Clusters of bright maples can still be found in lower elevations around Vermont as the state’s foliage season comes to a close.

Colorful foliage remains evident in lower elevation valleys, especially in town and village centers in western and southern sections of Vermont. Also, look for lemony stands of aspen on Routes 2 and 4, and watch for oaks turning in the Taconic Mountains and north.

A different perspective on the season can also be enjoyed from the mountainsides. Although leaf drop from the canopy grays the panorama of the hillsides and mountains, any late autumn walk through the woods opens the views and provides a rustling carpet of still colorful foliage.

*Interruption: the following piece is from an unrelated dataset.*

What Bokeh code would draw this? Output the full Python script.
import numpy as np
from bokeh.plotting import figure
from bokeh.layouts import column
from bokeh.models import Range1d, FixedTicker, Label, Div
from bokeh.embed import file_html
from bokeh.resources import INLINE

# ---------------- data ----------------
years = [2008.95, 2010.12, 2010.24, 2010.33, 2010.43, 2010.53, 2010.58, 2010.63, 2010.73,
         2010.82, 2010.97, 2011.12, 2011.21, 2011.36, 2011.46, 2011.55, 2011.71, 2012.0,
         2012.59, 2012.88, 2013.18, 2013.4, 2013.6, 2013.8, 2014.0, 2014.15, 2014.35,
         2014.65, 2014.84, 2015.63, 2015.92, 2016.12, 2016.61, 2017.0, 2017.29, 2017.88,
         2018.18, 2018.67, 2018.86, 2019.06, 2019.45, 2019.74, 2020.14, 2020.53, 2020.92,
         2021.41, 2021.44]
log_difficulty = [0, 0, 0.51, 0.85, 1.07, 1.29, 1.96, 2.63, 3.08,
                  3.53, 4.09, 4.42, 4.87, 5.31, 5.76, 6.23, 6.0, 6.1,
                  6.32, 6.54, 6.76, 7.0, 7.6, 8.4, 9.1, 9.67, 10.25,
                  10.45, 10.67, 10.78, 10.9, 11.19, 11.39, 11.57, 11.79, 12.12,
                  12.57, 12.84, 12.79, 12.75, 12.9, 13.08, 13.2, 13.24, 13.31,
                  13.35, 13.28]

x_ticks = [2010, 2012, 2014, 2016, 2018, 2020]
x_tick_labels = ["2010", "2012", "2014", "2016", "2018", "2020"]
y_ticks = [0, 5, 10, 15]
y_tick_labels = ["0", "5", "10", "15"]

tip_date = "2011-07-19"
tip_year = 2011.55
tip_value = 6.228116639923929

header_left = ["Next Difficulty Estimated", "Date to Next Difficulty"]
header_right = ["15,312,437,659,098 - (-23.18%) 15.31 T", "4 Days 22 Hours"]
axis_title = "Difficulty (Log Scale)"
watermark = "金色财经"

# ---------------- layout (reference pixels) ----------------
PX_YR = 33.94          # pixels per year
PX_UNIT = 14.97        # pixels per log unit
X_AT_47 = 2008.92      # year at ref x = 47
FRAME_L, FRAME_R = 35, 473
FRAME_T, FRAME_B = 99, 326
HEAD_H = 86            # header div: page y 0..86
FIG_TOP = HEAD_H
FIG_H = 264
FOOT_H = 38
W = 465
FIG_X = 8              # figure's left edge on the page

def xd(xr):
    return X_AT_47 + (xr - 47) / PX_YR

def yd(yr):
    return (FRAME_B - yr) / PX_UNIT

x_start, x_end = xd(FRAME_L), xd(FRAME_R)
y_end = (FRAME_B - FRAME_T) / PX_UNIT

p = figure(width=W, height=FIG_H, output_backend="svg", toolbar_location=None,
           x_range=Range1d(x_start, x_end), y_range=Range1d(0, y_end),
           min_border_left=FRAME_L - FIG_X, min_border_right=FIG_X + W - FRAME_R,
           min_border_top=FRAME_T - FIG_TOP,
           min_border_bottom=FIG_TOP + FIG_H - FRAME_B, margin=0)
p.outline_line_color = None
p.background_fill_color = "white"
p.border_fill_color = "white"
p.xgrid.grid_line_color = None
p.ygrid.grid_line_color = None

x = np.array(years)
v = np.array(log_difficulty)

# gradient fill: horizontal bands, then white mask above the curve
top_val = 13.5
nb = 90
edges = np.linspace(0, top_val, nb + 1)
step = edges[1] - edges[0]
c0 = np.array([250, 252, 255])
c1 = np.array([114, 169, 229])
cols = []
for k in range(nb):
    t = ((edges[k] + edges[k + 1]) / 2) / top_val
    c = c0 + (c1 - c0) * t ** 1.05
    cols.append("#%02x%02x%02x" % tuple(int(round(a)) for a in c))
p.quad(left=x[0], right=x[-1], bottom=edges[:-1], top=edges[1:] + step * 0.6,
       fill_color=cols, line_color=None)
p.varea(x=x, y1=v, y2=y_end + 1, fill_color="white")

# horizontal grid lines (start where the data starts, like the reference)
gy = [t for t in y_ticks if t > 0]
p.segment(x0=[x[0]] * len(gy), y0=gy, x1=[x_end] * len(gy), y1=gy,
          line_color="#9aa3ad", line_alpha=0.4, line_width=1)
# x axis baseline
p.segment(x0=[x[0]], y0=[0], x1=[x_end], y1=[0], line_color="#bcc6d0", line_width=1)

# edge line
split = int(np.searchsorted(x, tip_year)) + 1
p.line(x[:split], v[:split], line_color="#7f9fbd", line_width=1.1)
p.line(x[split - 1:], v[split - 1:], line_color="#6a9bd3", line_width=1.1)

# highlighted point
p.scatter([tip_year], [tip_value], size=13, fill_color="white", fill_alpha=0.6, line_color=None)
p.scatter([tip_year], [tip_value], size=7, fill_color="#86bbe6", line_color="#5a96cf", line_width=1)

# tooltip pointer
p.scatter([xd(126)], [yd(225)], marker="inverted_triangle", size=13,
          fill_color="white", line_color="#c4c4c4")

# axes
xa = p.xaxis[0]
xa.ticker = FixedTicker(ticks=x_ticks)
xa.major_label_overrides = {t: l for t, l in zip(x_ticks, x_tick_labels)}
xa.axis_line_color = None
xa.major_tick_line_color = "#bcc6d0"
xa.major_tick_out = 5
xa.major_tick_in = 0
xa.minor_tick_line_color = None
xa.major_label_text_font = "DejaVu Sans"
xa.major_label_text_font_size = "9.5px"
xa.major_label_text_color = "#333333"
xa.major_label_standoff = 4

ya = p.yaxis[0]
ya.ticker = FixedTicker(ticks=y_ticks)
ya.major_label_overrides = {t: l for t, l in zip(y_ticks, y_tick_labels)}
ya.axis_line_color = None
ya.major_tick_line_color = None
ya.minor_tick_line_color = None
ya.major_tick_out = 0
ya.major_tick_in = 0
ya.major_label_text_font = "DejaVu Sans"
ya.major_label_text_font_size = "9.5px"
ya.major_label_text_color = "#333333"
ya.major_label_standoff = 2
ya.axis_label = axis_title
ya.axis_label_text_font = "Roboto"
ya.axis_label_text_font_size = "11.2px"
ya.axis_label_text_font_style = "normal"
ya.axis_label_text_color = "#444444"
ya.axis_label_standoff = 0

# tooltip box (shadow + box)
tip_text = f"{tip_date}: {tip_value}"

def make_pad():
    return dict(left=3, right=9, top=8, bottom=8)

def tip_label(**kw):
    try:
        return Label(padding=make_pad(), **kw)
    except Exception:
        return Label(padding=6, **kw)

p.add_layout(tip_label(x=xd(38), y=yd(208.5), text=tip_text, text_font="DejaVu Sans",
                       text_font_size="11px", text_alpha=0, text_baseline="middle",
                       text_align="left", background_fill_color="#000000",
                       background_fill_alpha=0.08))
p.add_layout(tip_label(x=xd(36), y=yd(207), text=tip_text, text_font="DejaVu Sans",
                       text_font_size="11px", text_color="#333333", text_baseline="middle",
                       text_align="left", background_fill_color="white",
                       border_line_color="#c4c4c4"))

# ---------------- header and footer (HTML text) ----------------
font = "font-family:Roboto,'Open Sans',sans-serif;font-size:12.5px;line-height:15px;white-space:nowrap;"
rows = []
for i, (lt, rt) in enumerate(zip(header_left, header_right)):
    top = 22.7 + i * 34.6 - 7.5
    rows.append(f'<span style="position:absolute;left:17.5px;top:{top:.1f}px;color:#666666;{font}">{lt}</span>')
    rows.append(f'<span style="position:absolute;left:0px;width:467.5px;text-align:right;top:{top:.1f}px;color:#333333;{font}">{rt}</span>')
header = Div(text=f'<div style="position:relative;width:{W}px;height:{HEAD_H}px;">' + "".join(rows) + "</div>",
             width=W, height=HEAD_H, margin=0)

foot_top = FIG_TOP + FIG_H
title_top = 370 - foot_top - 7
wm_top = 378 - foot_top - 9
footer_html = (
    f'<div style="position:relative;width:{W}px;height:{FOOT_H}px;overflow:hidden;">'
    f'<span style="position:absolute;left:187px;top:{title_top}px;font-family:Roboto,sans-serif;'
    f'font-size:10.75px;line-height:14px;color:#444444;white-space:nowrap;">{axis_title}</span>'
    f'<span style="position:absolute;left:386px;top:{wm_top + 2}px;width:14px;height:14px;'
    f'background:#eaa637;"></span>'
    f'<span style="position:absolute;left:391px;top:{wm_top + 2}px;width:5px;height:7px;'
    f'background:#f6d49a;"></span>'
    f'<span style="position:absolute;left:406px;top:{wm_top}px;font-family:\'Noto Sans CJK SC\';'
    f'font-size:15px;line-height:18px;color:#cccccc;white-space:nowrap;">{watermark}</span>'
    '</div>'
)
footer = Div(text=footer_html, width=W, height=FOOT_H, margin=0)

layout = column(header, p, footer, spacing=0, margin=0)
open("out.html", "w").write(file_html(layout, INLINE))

According to state foresters, river and lake valleys and lower elevations will offer the best remaining color in late October. While this will be the last formal report of the year, we encourage you to take advantage of this year’s beautiful fall colors and see the closing act of the 2010 foliage season.

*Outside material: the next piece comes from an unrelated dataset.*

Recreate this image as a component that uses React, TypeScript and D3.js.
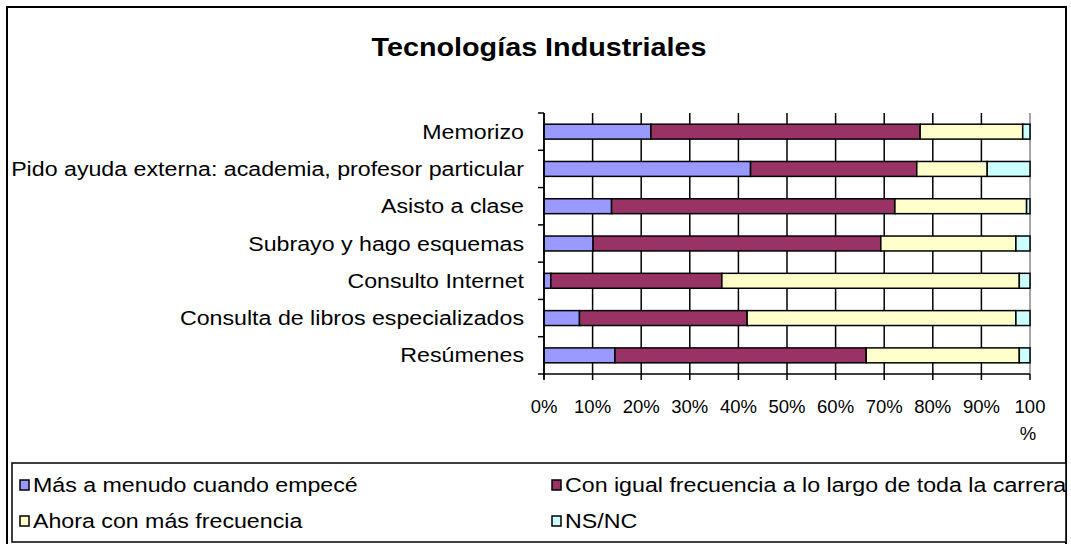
import React from "react";
import * as d3 from "d3";

const title = "Tecnologías Industriales";
const categories = [
  "Memorizo",
  "Pido ayuda externa: academia, profesor particular",
  "Asisto a clase",
  "Subrayo y hago esquemas",
  "Consulto Internet",
  "Consulta de libros especializados",
  "Resúmenes",
];
const seriesNames = [
  "Más a menudo cuando empecé",
  "Con igual frecuencia a lo largo de toda la carrera",
  "Ahora con más frecuencia",
  "NS/NC",
];
const masMenudo = [22.0, 42.5, 13.9, 10.1, 1.4, 7.3, 14.6];
const igualFrecuencia = [55.4, 34.2, 58.3, 59.2, 35.2, 34.5, 51.7];
const ahoraMas = [21.1, 14.5, 27.1, 27.8, 61.2, 55.3, 31.5];
const nsnc = [1.5, 8.8, 0.7, 2.9, 2.2, 2.9, 2.2];
const tickValues = [0, 10, 20, 30, 40, 50, 60, 70, 80, 90, 100];
const colors = ["#9999FF", "#993366", "#FFFFCC", "#CCFFFF"];

function SText(props: { x: number; y: number; sx: number; anchor?: string; size: number; bold?: boolean; children: any }) {
  return (
    <text
      transform={`translate(${props.x},${props.y}) scale(${props.sx},1)`}
      textAnchor={props.anchor || "start"}
      fontSize={props.size}
      fontWeight={props.bold ? "bold" : "normal"}
      fill="#000"
    >
      {props.children}
    </text>
  );
}

export default function App() {
  const W = 1071;
  const H = 544;
  const x0 = 544, x1 = 1030, yTop = 113, yBot = 374;
  const x = d3.scaleLinear().domain([0, 100]).range([x0, x1]);
  const y = d3.scaleBand<string>().domain(categories).range([yTop, yBot]).paddingInner(0.6).paddingOuter(0.3);
  const table = categories.map((c, i) => ({
    cat: c,
    v: [masMenudo[i], igualFrecuencia[i], ahoraMas[i], nsnc[i]],
  }));
  const stack = d3.stack<any>().keys(["0", "1", "2", "3"]).value((d: any, k: string) => d.v[+k]);
  const stacked = stack(table);
  const step = y.step();
  const font = "Liberation Sans, Arial, sans-serif";
  const legendItems = [
    { x: 20, y: 492 },
    { x: 552, y: 492 },
    { x: 20, y: 528 },
    { x: 552, y: 528 },
  ];
  const SX = 1.16;
  return (
    <svg width={W} height={H} style={{ position: "absolute", left: 0, top: 0, background: "#fff" }} fontFamily={font}>
      <rect x={0} y={0} width={W} height={H} fill="#fff" />
      <rect x={7} y={7} width={1059} height={545} fill="none" stroke="#000" strokeWidth={2} />
      <SText x={539} y={56} sx={1.15} anchor="middle" size={25} bold>{title}</SText>
      {/* gridlines */}
      {tickValues.map((t) => (
        <line key={"g" + t} x1={x(t)} x2={x(t)} y1={yTop} y2={yBot} stroke={t === 100 ? "#888" : "#000"} strokeWidth={1.5} />
      ))}
      {/* bars */}
      {stacked.map((s, si) =>
        s.map((d: any, i: number) => (
          <rect key={si + "-" + i} x={x(d[0])} y={y(categories[i])!} width={x(d[1]) - x(d[0])} height={y.bandwidth()} fill={colors[si]} stroke="#000" strokeWidth={1.5} />
        ))
      )}
      {/* left axis */}
      <line x1={x0} x2={x0} y1={yTop} y2={yBot + 5} stroke="#000" strokeWidth={1.5} />
      {d3.range(categories.length + 1).map((i) => (
        <line key={"yt" + i} x1={x0 - 6} x2={x0} y1={yTop + i * step} y2={yTop + i * step} stroke="#000" strokeWidth={1.5} />
      ))}
      {categories.map((c) => (
        <SText key={c} x={524} y={y(c)! + y.bandwidth() / 2 + 7} sx={SX} anchor="end" size={20}>{c}</SText>
      ))}
      {/* bottom axis */}
      <line x1={x0} x2={x1} y1={yBot} y2={yBot} stroke="#000" strokeWidth={1.5} />
      {tickValues.map((t) => (
        <line key={"xt" + t} x1={x(t)} x2={x(t)} y1={yBot} y2={yBot + 6} stroke="#000" strokeWidth={1.5} />
      ))}
      {tickValues.map((t) =>
        t === 100 ? (
          <g key={"tl" + t}>
            <SText x={x(t)} y={413} sx={1} anchor="middle" size={18.5}>100</SText>
            <SText x={x(t) - 2} y={440} sx={1} anchor="middle" size={18.5}>%</SText>
          </g>
        ) : (
          <SText key={"tl" + t} x={x(t)} y={413} sx={1} anchor="middle" size={18.5}>{t + "%"}</SText>
        )
      )}
      {/* legend */}
      <rect x={12} y={463} width={1054} height={79} fill="#fff" stroke="#000" strokeWidth={1.5} />
      {seriesNames.map((n, i) => (
        <g key={n}>
          <rect x={legendItems[i].x} y={legendItems[i].y - 12} width={9} height={10} fill={colors[i]} stroke="#000" strokeWidth={1.5} />
          <SText x={legendItems[i].x + 13} y={legendItems[i].y} sx={SX} size={20}>{n}</SText>
        </g>
      ))}
    </svg>
  );
}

Best Bets: Route 2 from Richmond to Burlington is showing pockets of bright color, as is Route 7 from Burlington to Charlotte. Also recommended are Route 2 through the Champlain Islands, and Route 78 from Alburgh Center to Highgate.

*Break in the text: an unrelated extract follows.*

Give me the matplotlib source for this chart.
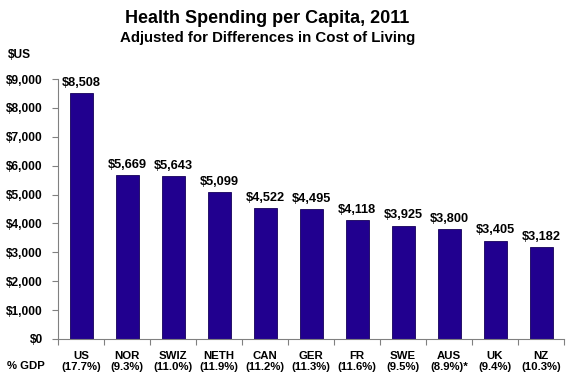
import matplotlib
matplotlib.use("Agg")
import matplotlib.pyplot as plt
import numpy as np

countries = ["US", "NOR", "SWIZ", "NETH", "CAN", "GER", "FR", "SWE", "AUS", "UK", "NZ"]
gdp_share = ["(17.7%)", "(9.3%)", "(11.0%)", "(11.9%)", "(11.2%)", "(11.3%)",
             "(11.6%)", "(9.5%)", "(8.9%)*", "(9.4%)", "(10.3%)"]
spending = [8508, 5669, 5643, 5099, 4522, 4495, 4118, 3925, 3800, 3405, 3182]
yticks = [0, 1000, 2000, 3000, 4000, 5000, 6000, 7000, 8000, 9000]

plt.rcParams['font.family'] = ['Liberation Sans', 'DejaVu Sans']
plt.rcParams['font.weight'] = 'bold'

fig = plt.figure(figsize=(5.7, 3.73), dpi=100)
ax = fig.add_axes([0.1018, 0.0912, 0.8877, 0.6968])

x = np.arange(len(countries))
ax.bar(x, spending, width=0.5, color='#21008F', edgecolor='#14005A', linewidth=0.6)
for xi, v in zip(x, spending):
    ax.annotate(f"${v:,}", (xi, v), xytext=(0, 3), textcoords='offset points',
                ha='center', va='bottom', fontsize=9.2, fontweight='bold')

ax.set_xlim(-0.5, len(countries) - 0.5)
ax.set_ylim(0, 9000)
ax.set_yticks(yticks)
ax.set_yticklabels([f"${t:,}" for t in yticks], fontsize=8.6, fontweight='bold')
ax.set_xticks(x)
ax.set_xticklabels([f"{c}\n{g}" for c, g in zip(countries, gdp_share)],
                   fontsize=8.2, fontweight='bold', linespacing=1.15)
ax.set_xticks(np.arange(len(countries) + 1) - 0.5, minor=True)
ax.tick_params(axis='x', which='major', length=0, pad=8.5)
ax.tick_params(axis='x', which='minor', length=4, color='#808080', width=0.8)
ax.tick_params(axis='y', length=4, color='#808080', width=0.8, pad=7)
for s in ['top', 'right']:
    ax.spines[s].set_visible(False)
for s in ['left', 'bottom']:
    ax.spines[s].set_color('#808080')
    ax.spines[s].set_linewidth(0.8)

fig.text(0.468, 0.937, "Health Spending per Capita, 2011", ha='center', va='baseline',
         fontsize=12.95, fontweight='bold')
fig.text(0.469, 0.887, "Adjusted for Differences in Cost of Living", ha='center', va='baseline',
         fontsize=10.85, fontweight='bold')
fig.text(0.014, 0.845, "$US", ha='left', va='baseline', fontsize=8.6, fontweight='bold')
fig.text(0.012, 0.0094, "% GDP", ha='left', va='baseline', fontsize=8.2, fontweight='bold')

fig.savefig("out.png", dpi=100)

In Addison and Rutland Counties, colorful foliage can be found on Route 7 from Middlebury to Rutland, Route 22A between Vergennes and Fair Haven, Route 4 between Fair Haven and Rutland, and Route 4A from Fair Haven to West Rutland. Also try Route 3 from Pittsford to West Rutland, Route 30 from Poultney to Cornwall, Route 74 from Middlebury to Lake Champlain, and Route 73 from Brandon to Shoreham.

In southern Vermont, suggested drives include Routes 7A and 7 from Manchester to Bennington, Route 313 in Arlington, Route 153 between Rupert and Wells, Route 315 near Rupert, Route 5 along the Connecticut River, Route 30 from Manchester to Rupert, Route 35 from Townshend to Chester, and Route 30 from Brattleboro to Newfane.